Celer: “Panoramic Dreams Bathed In Seldomness” (Basses Frequences) Clowbeck: “From Which The River Rises” (Sustain-Release)This block is about pain. Both Will Long –the only trustee of the Celer legacy– and Richard Skelton –artist hiding behind the Clowbeck alias– share the painful experience of having lost their partners. Danielle Baquet-Long, as we have told you before, passed away a year ago, prolonging Morpheus’s dream with that of the just, and ever since, Celer hasn’t existed as a creative entity but as an administrator of everything they recorded, with Long releasing it little by little. Some pieces are testimonial rather than rich in contents and emotion, but “Panoramic Dreams Bathed In Seldomness”, a CD album long in duration, is one of Celer’s best efforts: a kind of ambient that jumps, without interruptions, from the nebulous to the gloomy, from the softly spine-chilling to the infinitely calm.

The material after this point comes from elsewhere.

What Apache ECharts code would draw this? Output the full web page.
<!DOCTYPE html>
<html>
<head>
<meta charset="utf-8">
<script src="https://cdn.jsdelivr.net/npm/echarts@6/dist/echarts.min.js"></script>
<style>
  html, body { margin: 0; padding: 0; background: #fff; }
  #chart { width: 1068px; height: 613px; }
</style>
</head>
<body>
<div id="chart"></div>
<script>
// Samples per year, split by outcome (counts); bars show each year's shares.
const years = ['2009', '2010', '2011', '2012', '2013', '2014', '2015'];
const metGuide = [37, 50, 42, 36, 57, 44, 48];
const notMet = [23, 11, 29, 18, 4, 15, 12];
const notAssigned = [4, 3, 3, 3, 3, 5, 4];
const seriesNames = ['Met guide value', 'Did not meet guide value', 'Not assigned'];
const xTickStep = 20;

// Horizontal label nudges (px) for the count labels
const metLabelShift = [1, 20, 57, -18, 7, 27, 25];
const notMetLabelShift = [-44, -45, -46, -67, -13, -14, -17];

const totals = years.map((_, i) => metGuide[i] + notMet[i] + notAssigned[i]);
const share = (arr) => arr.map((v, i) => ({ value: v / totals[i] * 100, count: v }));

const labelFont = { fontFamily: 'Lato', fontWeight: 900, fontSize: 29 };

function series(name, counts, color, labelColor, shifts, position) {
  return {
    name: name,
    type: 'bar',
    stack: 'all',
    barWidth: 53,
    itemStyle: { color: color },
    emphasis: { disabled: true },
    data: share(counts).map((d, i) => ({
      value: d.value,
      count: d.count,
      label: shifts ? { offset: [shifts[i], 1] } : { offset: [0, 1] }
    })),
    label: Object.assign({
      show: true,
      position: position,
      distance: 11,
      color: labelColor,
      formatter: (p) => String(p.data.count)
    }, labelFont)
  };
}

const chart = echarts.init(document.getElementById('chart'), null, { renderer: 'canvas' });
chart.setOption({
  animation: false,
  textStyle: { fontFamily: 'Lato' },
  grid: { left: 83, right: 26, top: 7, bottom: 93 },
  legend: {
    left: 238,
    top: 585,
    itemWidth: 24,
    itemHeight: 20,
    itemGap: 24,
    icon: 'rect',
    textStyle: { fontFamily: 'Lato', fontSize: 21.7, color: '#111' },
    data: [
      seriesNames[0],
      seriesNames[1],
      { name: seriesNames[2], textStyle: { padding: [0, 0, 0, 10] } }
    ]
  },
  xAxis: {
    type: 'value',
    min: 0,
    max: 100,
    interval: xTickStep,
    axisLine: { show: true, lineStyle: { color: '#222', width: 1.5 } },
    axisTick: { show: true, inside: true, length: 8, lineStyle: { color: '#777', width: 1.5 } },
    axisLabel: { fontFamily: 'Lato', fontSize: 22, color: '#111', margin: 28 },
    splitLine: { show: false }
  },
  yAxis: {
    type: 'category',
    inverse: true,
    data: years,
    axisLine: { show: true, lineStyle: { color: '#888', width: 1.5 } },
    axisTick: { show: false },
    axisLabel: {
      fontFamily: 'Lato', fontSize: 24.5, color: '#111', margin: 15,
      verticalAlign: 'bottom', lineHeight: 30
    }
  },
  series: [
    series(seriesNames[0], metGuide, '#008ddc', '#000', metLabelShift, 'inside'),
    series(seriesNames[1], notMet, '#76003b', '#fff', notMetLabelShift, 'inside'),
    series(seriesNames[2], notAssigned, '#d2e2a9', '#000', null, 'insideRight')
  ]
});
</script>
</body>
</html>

With the previous events in mind, this music will never sound peaceful again, and neither does Richard Skelton’s: on his new work under the Clowbeck moniker distorted guitars and bow instruments dominate and it’s divided in two almost exact halves which together run for little over half an hour. A soundtrack for a possible Western that would substitute the snow of “The Claim” with a rocky soil covered in ash, like the entrance of Dante’s inferno. Who’s talking about sloth now?

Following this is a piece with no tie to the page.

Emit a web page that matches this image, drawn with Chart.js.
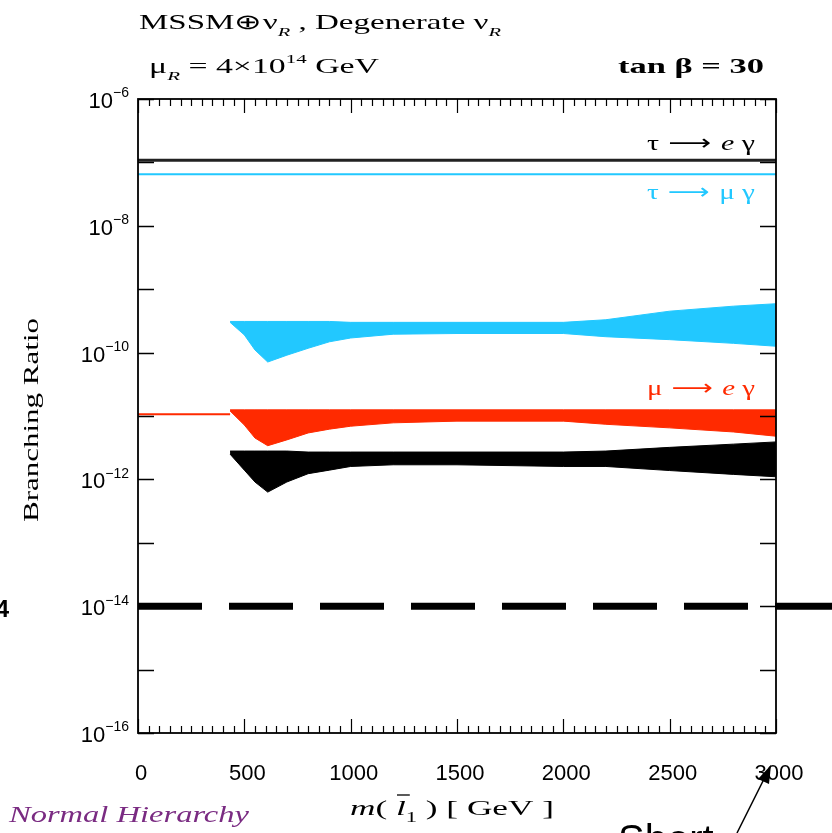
<!DOCTYPE html>
<html lang="en">
<head>
<meta charset="UTF-8">
<title>Branching Ratio vs slepton mass</title>
<script src="https://cdn.jsdelivr.net/npm/chart.js"></script>
<style>
    body { margin: 0; background: #fff; }
    #wrap { position: relative; width: 832px; height: 833px; }
</style>
</head>
<body>
<div id="wrap"><canvas id="myChart" width="832" height="833"></canvas></div>
<script>
const massGrid   = [433, 500, 550, 610, 700, 800, 900, 1000, 1200, 1500, 2000, 2200, 2500, 2800, 3000];
// tau -> mu gamma band (upper / lower edge)
const tauMuHigh  = [3.1e-10, 3.1e-10, 3.1e-10, 3.1e-10, 3.1e-10, 3.1e-10, 3.1e-10, 3.0e-10, 3.0e-10, 3.0e-10, 3.0e-10, 3.3e-10, 4.5e-10, 5.4e-10, 5.9e-10];
const tauMuLow   = [3.0e-10, 1.9e-10, 1.1e-10, 7.1e-11, 9.1e-11, 1.17e-10, 1.48e-10, 1.7e-10, 1.95e-10, 2.0e-10, 2.0e-10, 1.78e-10, 1.6e-10, 1.4e-10, 1.26e-10];
// mu -> e gamma band
const muEHigh    = [1.25e-11, 1.25e-11, 1.25e-11, 1.25e-11, 1.25e-11, 1.25e-11, 1.25e-11, 1.25e-11, 1.25e-11, 1.25e-11, 1.25e-11, 1.25e-11, 1.25e-11, 1.25e-11, 1.25e-11];
const muELow     = [1.2e-11, 7.2e-12, 4.5e-12, 3.4e-12, 4.2e-12, 5.4e-12, 6.2e-12, 6.9e-12, 7.8e-12, 8.3e-12, 8.3e-12, 7.4e-12, 6.5e-12, 5.6e-12, 4.8e-12];
// tau -> e gamma band
const tauEHigh   = [2.8e-12, 2.8e-12, 2.8e-12, 2.8e-12, 2.8e-12, 2.7e-12, 2.7e-12, 2.7e-12, 2.7e-12, 2.7e-12, 2.7e-12, 2.8e-12, 3.2e-12, 3.6e-12, 3.9e-12];
const tauELow    = [2.5e-12, 1.4e-12, 9.1e-13, 6.3e-13, 9.1e-13, 1.23e-12, 1.4e-12, 1.6e-12, 1.7e-12, 1.7e-12, 1.6e-12, 1.6e-12, 1.38e-12, 1.2e-12, 1.1e-12];

// degenerate (flat) values
const tauEFlat   = 1.08e-7;
const tauMuFlat  = 6.5e-8;
const muEFlat    = 1.07e-11;
const muEFlatMass = [0, 433];
const limitValue = 1e-14;     // dashed experimental line
const limitMass  = [0, 3300]; // runs on past the frame

const xTickValues = [0, 500, 1000, 1500, 2000, 2500, 3000];
const xMinorStep  = 50;
const yTickExps   = [-6, -8, -10, -12, -14, -16];

function pts(xs, ys) {
    return xs.map((x, i) => ({ x: x, y: ys[i] }));
}

// draws text made of pieces: [text, 'sub'|'sup'|'', fontStyle, family]
// returns screen x of each piece start
function richText(ctx, parts, x, y, opt) {
    const size = opt.size;
    const fontFor = p => `${p[2] || opt.style || ''} ${p[1] ? Math.round(size * 0.62) : size}px ${p[3] || opt.family}`;
    let w = 0;
    const widths = parts.map(p => { ctx.font = fontFor(p); const pw = ctx.measureText(p[0]).width; w += pw; return pw; });
    const sx = opt.width ? opt.width / w : 1;
    ctx.save();
    ctx.fillStyle = opt.color || '#000';
    ctx.textBaseline = 'alphabetic';
    ctx.textAlign = 'left';
    let x0 = x;
    if (opt.align === 'right') x0 = x - w * sx;
    if (opt.align === 'center') x0 = x - w * sx / 2;
    ctx.translate(x0, y);
    ctx.scale(sx, 1);
    let cx = 0;
    const starts = [];
    parts.forEach((p, i) => {
        ctx.font = fontFor(p);
        const dy = p[1] === 'sub' ? size * 0.32 : p[1] === 'sup' ? -size * 0.48 : 0;
        ctx.fillText(p[0], cx, dy);
        starts.push({ x: x0 + cx * sx, w: widths[i] * sx });
        cx += widths[i];
    });
    ctx.restore();
    return starts;
}

const sans = '"Liberation Sans", Arial, sans-serif';
const serif = '"Liberation Serif", "Times New Roman", serif';

const decor = {
    id: 'decor',
    afterDraw(chart) {
        const ctx = chart.ctx;
        const xs = chart.scales.x, ys = chart.scales.y;
        const a = chart.chartArea;
        ctx.save();

        // frame
        ctx.strokeStyle = '#000';
        ctx.lineWidth = 1.8;
        ctx.strokeRect(a.left, a.top, a.right - a.left, a.bottom - a.top);

        // x ticks top & bottom
        ctx.lineWidth = 1.2;
        for (let m = 0; m <= 3000; m += xMinorStep) {
            const px = Math.round(xs.getPixelForValue(m)) + 0.5;
            const len = (m % 500 === 0) ? 14 : 7;
            ctx.beginPath();
            ctx.moveTo(px, a.bottom); ctx.lineTo(px, a.bottom - len);
            ctx.moveTo(px, a.top); ctx.lineTo(px, a.top + len);
            ctx.stroke();
        }
        // y ticks every decade
        ctx.lineWidth = 1.5;
        for (let e = -16; e <= -6; e++) {
            const py = Math.round(ys.getPixelForValue(Math.pow(10, e))) + 0.5;
            ctx.beginPath();
            ctx.moveTo(a.left, py); ctx.lineTo(a.left + 16, py);
            ctx.moveTo(a.right, py); ctx.lineTo(a.right - 16, py);
            ctx.stroke();
        }

        // x tick labels
        xTickValues.forEach(v => {
            richText(ctx, [[String(v), '']], xs.getPixelForValue(v) + 3, 780,
                { size: 22, family: sans, align: 'center' });
        });
        // y tick labels
        yTickExps.forEach(e => {
            const py = ys.getPixelForValue(Math.pow(10, e));
            richText(ctx, [['10', ''], [String(e).replace('-', '\u2212'), 'sup']], 129, py + 9,
                { size: 22, family: sans, align: 'right' });
        });

        // header
        richText(ctx, [['MSSM\u2295\u03bd', ''], ['R', 'sub', 'italic'], [' , Degenerate \u03bd', ''], ['R', 'sub', 'italic']],
            139, 29, { size: 21, family: serif, width: 362 });
        richText(ctx, [['\u03bc', ''], ['R', 'sub', 'italic'], [' = 4\u00d710', ''], ['14', 'sup'], [' GeV', '']],
            149, 73, { size: 21, family: serif, width: 230 });
        richText(ctx, [['tan', '', 'bold'], [' \u03b2 = 30', '', 'bold']],
            618, 73, { size: 21, family: serif, width: 146 });

        // curve labels
        const arrow = [' \u27f6 ', '', '', '"DejaVu Sans", sans-serif'];
        richText(ctx, [['\u03c4', ''], arrow, ['e', '', 'italic'], [' \u03b3', '']], 647, 150,
            { size: 22, family: serif, width: 108, color: '#000' });
        richText(ctx, [['\u03c4', ''], arrow, ['\u03bc \u03b3', '']], 647, 199,
            { size: 22, family: serif, width: 108, color: '#22c8ff' });
        richText(ctx, [['\u03bc', ''], arrow, ['e', '', 'italic'], [' \u03b3', '']], 647, 395,
            { size: 22, family: serif, width: 108, color: '#ff2a00' });

        // y axis title
        ctx.save();
        ctx.translate(31, 420);
        ctx.rotate(-Math.PI / 2);
        richText(ctx, [['Branching Ratio', '']], 0, 7, { size: 22, family: serif, width: 204, align: 'center' });
        ctx.restore();

        // x axis title  m( l~_1 ) [ GeV ]
        const xt = richText(ctx, [['m', '', 'italic'], ['( ', ''], ['l', '', 'italic'], ['1', 'sub'], [' ) [ GeV ]', '']],
            350, 815, { size: 22, family: serif, width: 204 });
        ctx.strokeStyle = '#000';
        ctx.lineWidth = 1.3;
        ctx.beginPath();
        ctx.moveTo(xt[2].x + 1, 795); ctx.lineTo(xt[2].x + xt[2].w + 4, 795);
        ctx.stroke();

        // bottom-left note
        richText(ctx, [['Normal Hierarchy', '', 'italic']], 9, 822,
            { size: 24, family: serif, width: 240, color: '#7a2b82' });

        // overlay bits from the slide
        richText(ctx, [['4', '', 'bold']], 9, 617, { size: 24, family: sans, align: 'right' });
        richText(ctx, [['Short', '']], 618, 853, { size: 40, family: sans });
        ctx.fillStyle = '#000';
        ctx.lineWidth = 1.5;
        ctx.beginPath();
        ctx.moveTo(737, 833); ctx.lineTo(764, 779);
        ctx.stroke();
        ctx.beginPath();
        ctx.moveTo(771, 765); ctx.lineTo(758, 779); ctx.lineTo(769, 784);
        ctx.closePath();
        ctx.fill();

        ctx.restore();
    }
};

const cyan = '#22c8ff', red = '#ff2a00', black = '#000000';

function band(high, low, color, order) {
    return [
        { data: pts(massGrid, high), borderColor: color, borderWidth: 1, pointRadius: 0, fill: false, order: order },
        { data: pts(massGrid, low), borderColor: color, borderWidth: 1, pointRadius: 0, fill: '-1', backgroundColor: color, order: order }
    ];
}

new Chart(document.getElementById('myChart'), {
    type: 'line',
    data: {
        datasets: [
            ...band(tauMuHigh, tauMuLow, cyan, 6),
            ...band(muEHigh, muELow, red, 5),
            ...band(tauEHigh, tauELow, black, 4),
            { data: pts(muEFlatMass, [muEFlat, muEFlat]), borderColor: red, borderWidth: 2, pointRadius: 0, order: 3 },
            { data: pts([0, 3000], [tauEFlat, tauEFlat]), borderColor: '#222', borderWidth: 3, pointRadius: 0, order: 2 },
            { data: pts([0, 3000], [tauMuFlat, tauMuFlat]), borderColor: cyan, borderWidth: 2, pointRadius: 0, order: 2 },
            { data: pts(limitMass, [limitValue, limitValue]), borderColor: black, borderWidth: 7, borderDash: [64, 27], borderCapStyle: 'butt', pointRadius: 0, clip: false, order: 1 }
        ]
    },
    options: {
        responsive: false,
        animation: false,
        layout: { padding: { left: 138, top: 99, right: 56, bottom: 100 } },
        plugins: { legend: { display: false }, tooltip: { enabled: false } },
        scales: {
            x: { type: 'linear', min: 0, max: 3000, display: false },
            y: { type: 'logarithmic', min: 1e-16, max: 1e-6, display: false }
        }
    },
    plugins: [decor]
});
</script>
</body>
</html>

Andrew Hargreaves: “Fragments” (Lacies) Andrew Hargreaves: “Defragment” (Lacies)The same way Troy McClure is known in Springfield for having appeared in all kinds of B-films, Andrew Hargreaves is known as 50% of The Boats and for having participated on a fistful of lo-fi melodic electronica records, playful techno and neo-classical experiments. The man handles the computer with ease and is already an established master in beautiful micro-sound, and at the same time he plays the piano. “Fragments” is an album on which all those aesthetic elements come together, displayed very harmoniously: it flows calmly and enchantingly, organic and synthetic in equal parts –the best is when the glitches interrupt the notes as if they were crickets or cicadas, or when some high piano notes filter through the digital fabric. Everything that didn’t find its place on “Fragments” was collected, by Hargreaves, on “Defragment”, thus becoming a kind of footnotes in a book that deserves explanation, only on a double CD. In any case, this text can’t end without giving kudos to the talent that helps to solidify the consistence of this work created with modesty and that reaches a high level. Danny Norbury, pianist and cellist, uses his talent to let the notes fall with the solemnity those noble instruments require. An essential listen before going to sleep. And if you want more cello, check out “Last Day In July” (Julia Kent), “Thousand Words” (Portland Cello Project) and the reissue of “Mount A” by Hildur Gudnadóttir.

Arandel: “In #D” (Infiné) Concern: “Caesarean” (Slow Flow)We shouldn’t pass on Arandel’s album. Who they are, nobody knows, the Infiné label keeps it a small mystery. We don’t know more because nobody really bothered to ask, and “In #D” is still a little shared secret. So let’s help spread the word: like the sensational “Auricle Bio On” by Francesco Tristano, it has the audacity to merge, in the same discourse, the beat of dance music –there is techno-dub and deep house with micro details– with the timbric richness of a chamber music ensemble. So, where there should be a glitch, or more synths, Arandel has violins, oboes and a church choir. The intersection is made with great care and it’s never a neo-classical pastiche with a runaway kickdrum nor a presumptuous techno record. It’s something more profound, more interior: it’s an experiment of textures in which nothing is discriminated against and two apparently very different worlds have found connections. The same happens on “Caesarean”: Concern comes from the world of drone, but this new album is enriched with strings and cinematic brass instruments that add variety and depth and take away boredom, and it will appeal to those who have Akira Rabelais’s records on an altar.

Steve Reich: “Double Sextet / 2x5” (Nonesuch) Steve Reich, the minimalist’s minimalist –not as prolific nor as accessible as Philip Glass, but with the same prestige as LaMonte Young and Terry Riley– has returned to the recording studio. He has been composing, “Double Sextet” got the music Pulitzer Prize last year, but the recording of those pieces on hardware, so that they are kept for eternity, is not something that happens frequently. The Pulitzer occasion, however, was a good time for it and “Double Sextet” shows a Reich who is in top shape within an established style: rhythmic precision, the use of marimbas and phasing techniques that he had already done perfectly on “Music For 18 Musicians” and “City Life”, are the chromatic base of a piece that isn’t going to surprise but is going to be liked, because it’s like pocket Reich and for all audiences. And much more efficient than “2x5”, maybe the definitive proof that, nowadays, changes don’t become Reich. “2x5” wants to be more rock –there are two electric guitars, played by the ensemble Bang On A Can– although it’s more of the same, only with a strange ending, like a minor revision of “Electric Counterpoint”. That said, you have your dose of info. Now be lazy, but use your head.